### GIVEN MATERIAL

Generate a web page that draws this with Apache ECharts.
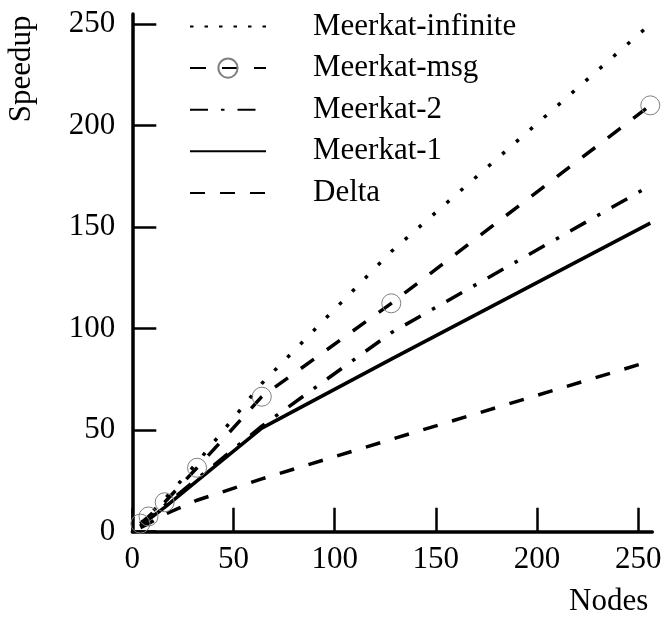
<!DOCTYPE html>
<html>
<head>
<meta charset="utf-8">
<script src="https://cdn.jsdelivr.net/npm/echarts@6/dist/echarts.min.js"></script>
<style>
  html, body { margin: 0; padding: 0; background: #fff; }
  #chart { width: 666px; height: 617px; }
</style>
</head>
<body>
<div id="chart"></div>
<script>
// Speedup versus number of nodes for each configuration
const nodes = [4, 8, 16, 32, 64, 128, 256];
const meerkatInfinite = [4, 8, 16, 34, 73, 138, 250];
const meerkatMsg = [4, 7.5, 14.5, 31.5, 66.5, 112.5, 210];
const meerkat2 = [3, 6.5, 13, 26, 52, 98, 170.5];
const meerkat1 = [2.5, 6, 12, 25, 51, 85, 152];
const delta = [2, 4, 8.5, 15.5, 26, 45.5, 84];
const tickValues = [0, 50, 100, 150, 200, 250];

const FONT = "'Liberation Serif', 'Times New Roman', serif";
const pairs = ys => nodes.map((x, i) => [x, ys[i]]);

function lineSeries(name, ys, type, extra) {
  return Object.assign({
    name: name,
    type: 'line',
    data: pairs(ys),
    symbol: 'none',
    color: '#000',
    lineStyle: { color: '#000', width: 3.5, type: type, cap: 'butt' },
    itemStyle: { color: '#000', opacity: 0 },
    animation: false,
    z: 2
  }, extra || {});
}

const series = [
  lineSeries('Meerkat-infinite', meerkatInfinite, [3.5, 15]),
  lineSeries('Meerkat-msg', meerkatMsg, [16, 16], {
    symbol: 'circle',
    symbolSize: 19,
    showSymbol: true,
    itemStyle: { color: 'rgba(0,0,0,0)', borderColor: '#808080', borderWidth: 1, opacity: 1 }
  }),
  lineSeries('Meerkat-2', meerkat2, [18, 13, 3.5, 13]),
  lineSeries('Meerkat-1', meerkat1, 'solid'),
  lineSeries('Delta', delta, [15, 15])
];

const axisCommon = {
  type: 'value',
  min: 0,
  axisLine: { show: true, lineStyle: { color: '#000', width: 3.5 } },
  axisTick: { show: true, inside: true, length: 24, customValues: tickValues,
              lineStyle: { color: '#000', width: 2.5 } },
  axisLabel: { customValues: tickValues, color: '#000', fontFamily: FONT, fontSize: 31 },
  splitLine: { show: false }
};

const chart = echarts.init(document.getElementById('chart'), null, { renderer: 'canvas' });
chart.setOption({
  backgroundColor: '#fff',
  animation: false,
  grid: { left: 132.3, right: 13.7, top: 14, bottom: 85.3,
          containLabel: false, outerBoundsMode: 'none' },
  xAxis: Object.assign({}, axisCommon, {
    max: 257,
    axisLabel: Object.assign({}, axisCommon.axisLabel, { margin: 13 }),
    name: 'Nodes',
    nameLocation: 'end',
    nameGap: -4,
    nameTextStyle: { color: '#000', fontFamily: FONT, fontSize: 31, align: 'right',
                     verticalAlign: 'top', padding: [55, 0, 0, 0] }
  }),
  yAxis: Object.assign({}, axisCommon, {
    max: 255,
    axisLabel: Object.assign({}, axisCommon.axisLabel, { margin: 17 }),
    name: 'Speedup',
    nameLocation: 'middle',
    nameRotate: 90,
    nameGap: 95,
    nameTextStyle: { color: '#000', fontFamily: FONT, fontSize: 31, padding: [0, 0, 0, 408] }
  }),
  legend: {
    orient: 'vertical',
    left: 189,
    top: 11,
    padding: 0,
    itemWidth: 76,
    itemHeight: 24,
    itemGap: 10.6,
    selectedMode: false,
    textStyle: { color: '#000', fontFamily: FONT, fontSize: 31, lineHeight: 30,
                 padding: [0, 0, 0, 42] },
    data: [
      { name: 'Meerkat-infinite', lineStyle: { type: [3.5, 11] } },
      { name: 'Meerkat-msg' },
      { name: 'Meerkat-2' },
      { name: 'Meerkat-1' },
      { name: 'Delta' }
    ]
  },
  series: series
});
</script>
</body>
</html>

### DESCRIPTION OF THE TASK
Transcribe the whole listing, character for character, but not its images.

### SOLUTION FOR THIS EXERCISE
Generate a web page that draws this with Apache ECharts.
<!DOCTYPE html>
<html>
<head>
<meta charset="utf-8">
<script src="https://cdn.jsdelivr.net/npm/echarts@6/dist/echarts.min.js"></script>
<style>
  html, body { margin: 0; padding: 0; background: #fff; }
  #chart { width: 666px; height: 617px; }
</style>
</head>
<body>
<div id="chart"></div>
<script>
// Speedup versus number of nodes for each configuration
const nodes = [4, 8, 16, 32, 64, 128, 256];
const meerkatInfinite = [4, 8, 16, 34, 73, 138, 250];
const meerkatMsg = [4, 7.5, 14.5, 31.5, 66.5, 112.5, 210];
const meerkat2 = [3, 6.5, 13, 26, 52, 98, 170.5];
const meerkat1 = [2.5, 6, 12, 25, 51, 85, 152];
const delta = [2, 4, 8.5, 15.5, 26, 45.5, 84];
const tickValues = [0, 50, 100, 150, 200, 250];

const FONT = "'Liberation Serif', 'Times New Roman', serif";
const pairs = ys => nodes.map((x, i) => [x, ys[i]]);

function lineSeries(name, ys, type, extra) {
  return Object.assign({
    name: name,
    type: 'line',
    data: pairs(ys),
    symbol: 'none',
    color: '#000',
    lineStyle: { color: '#000', width: 3.5, type: type, cap: 'butt' },
    itemStyle: { color: '#000', opacity: 0 },
    animation: false,
    z: 2
  }, extra || {});
}

const series = [
  lineSeries('Meerkat-infinite', meerkatInfinite, [3.5, 15]),
  lineSeries('Meerkat-msg', meerkatMsg, [16, 16], {
    symbol: 'circle',
    symbolSize: 19,
    showSymbol: true,
    itemStyle: { color: 'rgba(0,0,0,0)', borderColor: '#808080', borderWidth: 1, opacity: 1 }
  }),
  lineSeries('Meerkat-2', meerkat2, [18, 13, 3.5, 13]),
  lineSeries('Meerkat-1', meerkat1, 'solid'),
  lineSeries('Delta', delta, [15, 15])
];

const axisCommon = {
  type: 'value',
  min: 0,
  axisLine: { show: true, lineStyle: { color: '#000', width: 3.5 } },
  axisTick: { show: true, inside: true, length: 24, customValues: tickValues,
              lineStyle: { color: '#000', width: 2.5 } },
  axisLabel: { customValues: tickValues, color: '#000', fontFamily: FONT, fontSize: 31 },
  splitLine: { show: false }
};

const chart = echarts.init(document.getElementById('chart'), null, { renderer: 'canvas' });
chart.setOption({
  backgroundColor: '#fff',
  animation: false,
  grid: { left: 132.3, right: 13.7, top: 14, bottom: 85.3,
          containLabel: false, outerBoundsMode: 'none' },
  xAxis: Object.assign({}, axisCommon, {
    max: 257,
    axisLabel: Object.assign({}, axisCommon.axisLabel, { margin: 13 }),
    name: 'Nodes',
    nameLocation: 'end',
    nameGap: -4,
    nameTextStyle: { color: '#000', fontFamily: FONT, fontSize: 31, align: 'right',
                     verticalAlign: 'top', padding: [55, 0, 0, 0] }
  }),
  yAxis: Object.assign({}, axisCommon, {
    max: 255,
    axisLabel: Object.assign({}, axisCommon.axisLabel, { margin: 17 }),
    name: 'Speedup',
    nameLocation: 'middle',
    nameRotate: 90,
    nameGap: 95,
    nameTextStyle: { color: '#000', fontFamily: FONT, fontSize: 31, padding: [0, 0, 0, 408] }
  }),
  legend: {
    orient: 'vertical',
    left: 189,
    top: 11,
    padding: 0,
    itemWidth: 76,
    itemHeight: 24,
    itemGap: 10.6,
    selectedMode: false,
    textStyle: { color: '#000', fontFamily: FONT, fontSize: 31, lineHeight: 30,
                 padding: [0, 0, 0, 42] },
    data: [
      { name: 'Meerkat-infinite', lineStyle: { type: [3.5, 11] } },
      { name: 'Meerkat-msg' },
      { name: 'Meerkat-2' },
      { name: 'Meerkat-1' },
      { name: 'Delta' }
    ]
  },
  series: series
});
</script>
</body>
</html>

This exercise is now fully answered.